Commentary

The Mobile Measurement And Metrics Miasma

  • by September 3, 2013
Consumers worldwide are rapidly shifting their media consumption to mobile devices. The mobile advertising ecosystem -- specifically smartphones and tablets -- presents huge opportunities (and unique ways) for brands and agencies to reach the right consumer at the right time and the right place using the right medium with the right advertising message.

However, despite the growth in the mobile advertising market, as well as the size of the audience, metrics and measurement of smartphone and tablet campaigns remains a significant challenge (and barrier) for agencies and brand marketers -- causing them to be more conservative in their mobile marketing spend and not fully embrace the channel.

While traditional metrics have been applied to the mobile industry, which makes sense to some extent, they don’t fully capture the breadth and depth of mobile -- which is capable of generating an incredible amount of intelligence around behavior and engagement with content, advertising, and real-world locations. Mobile advertising needs to have end-to-end metrics to truly understand the attitudinal, behavioral, social media and transactional response that cover all elements of a mobile campaign. This level of information will enable brands and agencies to measure performance and optimize at all phases of the campaign to ensure the best possible results. However, before we develop metrics that are more unique to the mobile ecosystem, we need to ensure that we have sound and stable measurement standards and reliable, consistent methodologies to understand audience behavior and ad effectiveness.

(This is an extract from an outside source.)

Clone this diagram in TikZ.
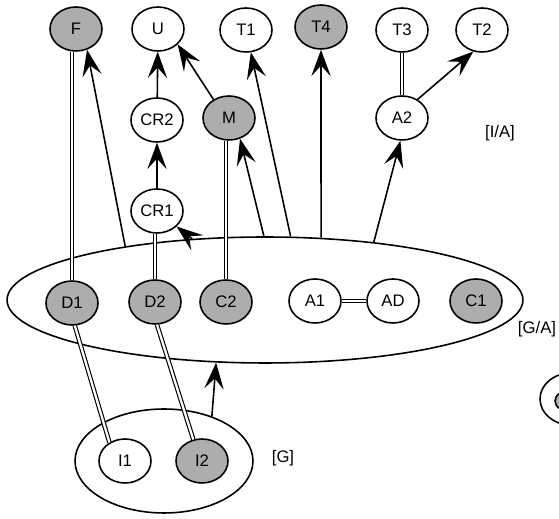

Mobile -- which is complex, fragmented and both growing and evolving rapidly -- presents a very difficult challenge to develop an effective measurement framework. In mobile, we have mobile Web, downloadable, mobile search, mobile video and TV, mobile apps (the popularity of apps requires a measurement methodology that includes them as well), potentially text messaging (SMS and MMS), and so forth. Each has attributes that are unique to the channel, creating a complex measurement environment.

In addition to these channels, the mobile measurement landscape is further confounded by the fact that there are multiple operating systems, varying technologies, handsets, devices/platforms, and carriers across smartphones and tablets. The various players involved use different (counting) methodologies, which causes massive discrepancies and inconsistent measurement, metrics and reporting standards -- all inhibitors to getting a clear view of a campaign's ROI. Basically, the problem is fragmentation of information.

This is why most in the space argue the need for a common set of reporting metrics and measurement standards for smartphones and tablets to unlock greater spending and value like with all other advertising. Determining bottom-line value is of the essence. In addition, in order for mobile to compete with online and traditional media vehicles, getting standardized measurements of success is crucial. After all, without metrics that are apples-to-apples, how will both buyers and sellers of mobile advertising have enhanced confidence that the performance and effectiveness of campaigns can be consistently and accurately measured?

Agencies and brand marketers need to be able to measure the results of their campaigns and do this in a manner that is more consistent, repeatable and scalable, allowing easy comparison of the effectiveness of each campaign. One of the greatest frustrations facing agencies and brand marketers is the lack of consistency between their online advertising campaign initiatives and mobile.

Measurement has become a critical element to quantify the mobile opportunity to drive brand involvement. With the introduction of greater accountability, accuracy and consistency -- via standardized definitions, measurement and (set of) metrics -- to the medium, agencies and brand marketers will no longer see mobile advertising as a "trial and error" exercise, but as an effective medium for reaching and engaging the most accurately targeted audience possible, and absolutely integral to:

• Demonstrating the value of the mobile channel
• Marketers learning how to use mobile most effectively
• Increasing the credibility of mobile advertising
• Establishing mobile as a legitimate advertising medium
• Increased investment in the mobile space
• Helping to determine what and how much to allocate to mobile
• Making mobile a cohesive and integral part of the marketing mix
• Prioritizing mobile against other media
• Measuring the effectiveness of mobile in multichannel advertising initiatives

The growth in consumer usage as well as the increase in ad spending on mobile platforms underscores the urgent need for greater transparency, improved methodologies and standards for mobile audience measurement and advertising effectiveness and industry-accepted currency. This will not be easy -- measurement rarely is -- and it will require the cooperation of all key stakeholders in the industry, something that is not easily done.

I am not advocating that the industry just adopt the (legacy) online measurement models and metrics without taking into account the specific strengths and unique characteristics of mobile advertising. Mobile has many facets, so it will be difficult to apply a "one size fits all" model to measurement and metrics. Mobile is one of those moments in media history when new consumption patterns are rapidly evolving, opening the door to new approaches to measurement and (deeper) metrics.

'The value and success of mobile advertising isn't just about establishing standard measurement and metrics; it’s about figuring out how it helps across all media touchpoints. Mobile is not a stand-alone medium. It's a connective piece of a broader and comprehensive multichannel campaign and experience. If you measure it in isolation, you might be under-leveraging the value.